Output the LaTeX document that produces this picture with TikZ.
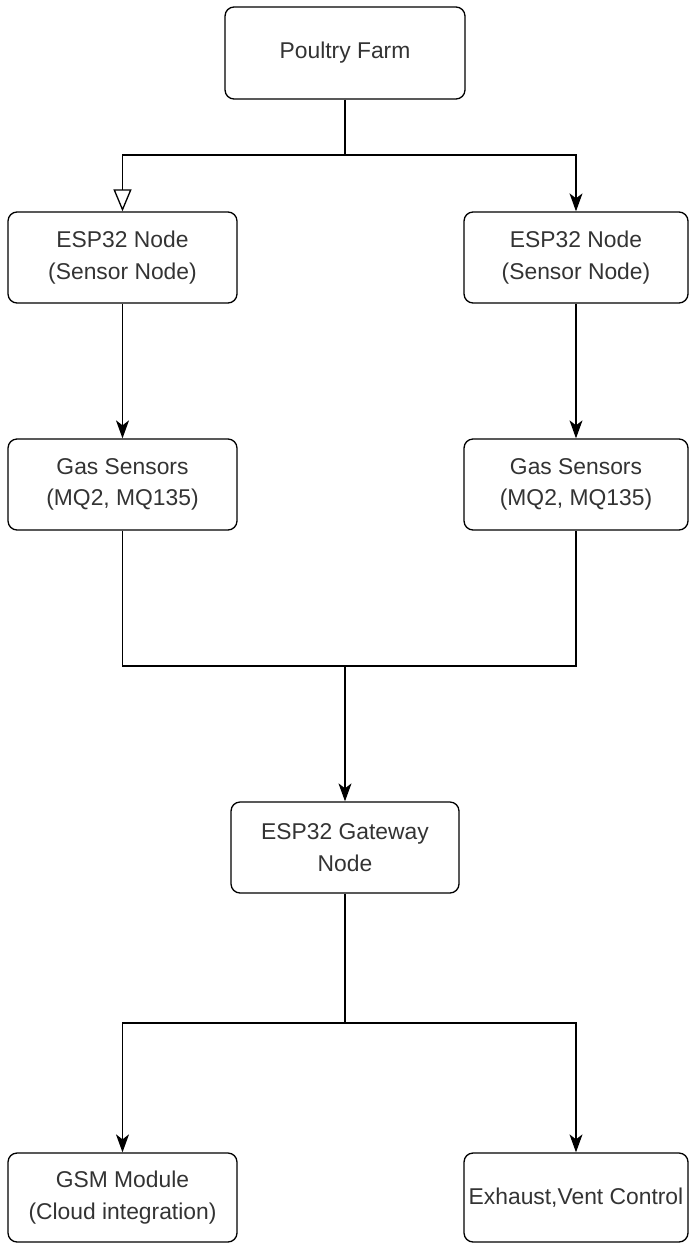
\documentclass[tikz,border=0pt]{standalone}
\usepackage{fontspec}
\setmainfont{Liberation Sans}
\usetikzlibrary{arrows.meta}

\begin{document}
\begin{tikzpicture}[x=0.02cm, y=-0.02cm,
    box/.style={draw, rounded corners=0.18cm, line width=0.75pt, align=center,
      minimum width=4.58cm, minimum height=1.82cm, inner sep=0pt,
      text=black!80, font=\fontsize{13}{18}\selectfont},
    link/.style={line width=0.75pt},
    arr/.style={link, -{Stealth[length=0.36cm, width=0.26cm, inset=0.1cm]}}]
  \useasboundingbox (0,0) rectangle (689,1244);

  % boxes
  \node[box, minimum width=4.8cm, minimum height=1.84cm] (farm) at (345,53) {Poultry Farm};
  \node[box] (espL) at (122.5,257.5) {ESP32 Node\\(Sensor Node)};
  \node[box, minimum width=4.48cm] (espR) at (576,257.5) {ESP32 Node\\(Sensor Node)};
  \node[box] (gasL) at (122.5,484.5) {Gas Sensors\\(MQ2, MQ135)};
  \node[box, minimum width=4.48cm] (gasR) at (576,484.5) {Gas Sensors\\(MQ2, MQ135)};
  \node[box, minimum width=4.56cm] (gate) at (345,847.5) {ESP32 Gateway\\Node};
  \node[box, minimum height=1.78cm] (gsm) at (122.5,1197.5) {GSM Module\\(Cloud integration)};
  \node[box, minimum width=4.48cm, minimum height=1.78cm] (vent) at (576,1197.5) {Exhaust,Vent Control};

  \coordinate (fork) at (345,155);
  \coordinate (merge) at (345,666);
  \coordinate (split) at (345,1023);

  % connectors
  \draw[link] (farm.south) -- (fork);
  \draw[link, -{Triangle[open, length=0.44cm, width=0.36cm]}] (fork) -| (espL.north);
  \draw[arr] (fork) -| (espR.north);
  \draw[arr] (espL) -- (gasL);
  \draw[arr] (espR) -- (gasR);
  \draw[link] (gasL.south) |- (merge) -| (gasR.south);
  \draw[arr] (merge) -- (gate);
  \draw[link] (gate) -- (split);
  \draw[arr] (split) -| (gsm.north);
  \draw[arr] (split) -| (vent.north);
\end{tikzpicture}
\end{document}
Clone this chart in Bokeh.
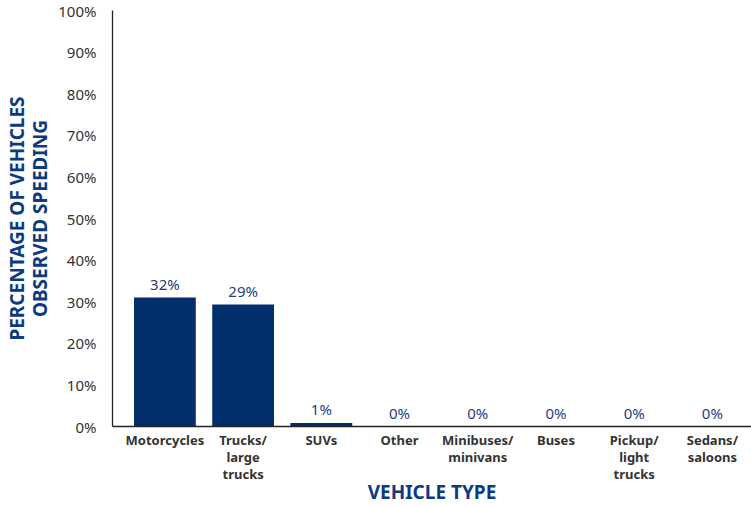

*Goal*: Output the data above without changes, apart from leaving out the pictures.

*In response*:
Output the LaTeX document that produces this picture with TikZ.
\documentclass[tikz,border=0pt]{standalone}
\usepackage{fontspec}
\setmainfont{Liberation Sans}
\usetikzlibrary{arrows.meta}

\begin{document}
\begin{tikzpicture}[x=0.02cm, y=-0.02cm,
    box/.style={draw, rounded corners=0.18cm, line width=0.75pt, align=center,
      minimum width=4.58cm, minimum height=1.82cm, inner sep=0pt,
      text=black!80, font=\fontsize{13}{18}\selectfont},
    link/.style={line width=0.75pt},
    arr/.style={link, -{Stealth[length=0.36cm, width=0.26cm, inset=0.1cm]}}]
  \useasboundingbox (0,0) rectangle (689,1244);

  % boxes
  \node[box, minimum width=4.8cm, minimum height=1.84cm] (farm) at (345,53) {Poultry Farm};
  \node[box] (espL) at (122.5,257.5) {ESP32 Node\\(Sensor Node)};
  \node[box, minimum width=4.48cm] (espR) at (576,257.5) {ESP32 Node\\(Sensor Node)};
  \node[box] (gasL) at (122.5,484.5) {Gas Sensors\\(MQ2, MQ135)};
  \node[box, minimum width=4.48cm] (gasR) at (576,484.5) {Gas Sensors\\(MQ2, MQ135)};
  \node[box, minimum width=4.56cm] (gate) at (345,847.5) {ESP32 Gateway\\Node};
  \node[box, minimum height=1.78cm] (gsm) at (122.5,1197.5) {GSM Module\\(Cloud integration)};
  \node[box, minimum width=4.48cm, minimum height=1.78cm] (vent) at (576,1197.5) {Exhaust,Vent Control};

  \coordinate (fork) at (345,155);
  \coordinate (merge) at (345,666);
  \coordinate (split) at (345,1023);

  % connectors
  \draw[link] (farm.south) -- (fork);
  \draw[link, -{Triangle[open, length=0.44cm, width=0.36cm]}] (fork) -| (espL.north);
  \draw[arr] (fork) -| (espR.north);
  \draw[arr] (espL) -- (gasL);
  \draw[arr] (espR) -- (gasR);
  \draw[link] (gasL.south) |- (merge) -| (gasR.south);
  \draw[arr] (merge) -- (gate);
  \draw[link] (gate) -- (split);
  \draw[arr] (split) -| (gsm.north);
  \draw[arr] (split) -| (vent.north);
\end{tikzpicture}
\end{document}
Clone this chart in Bokeh.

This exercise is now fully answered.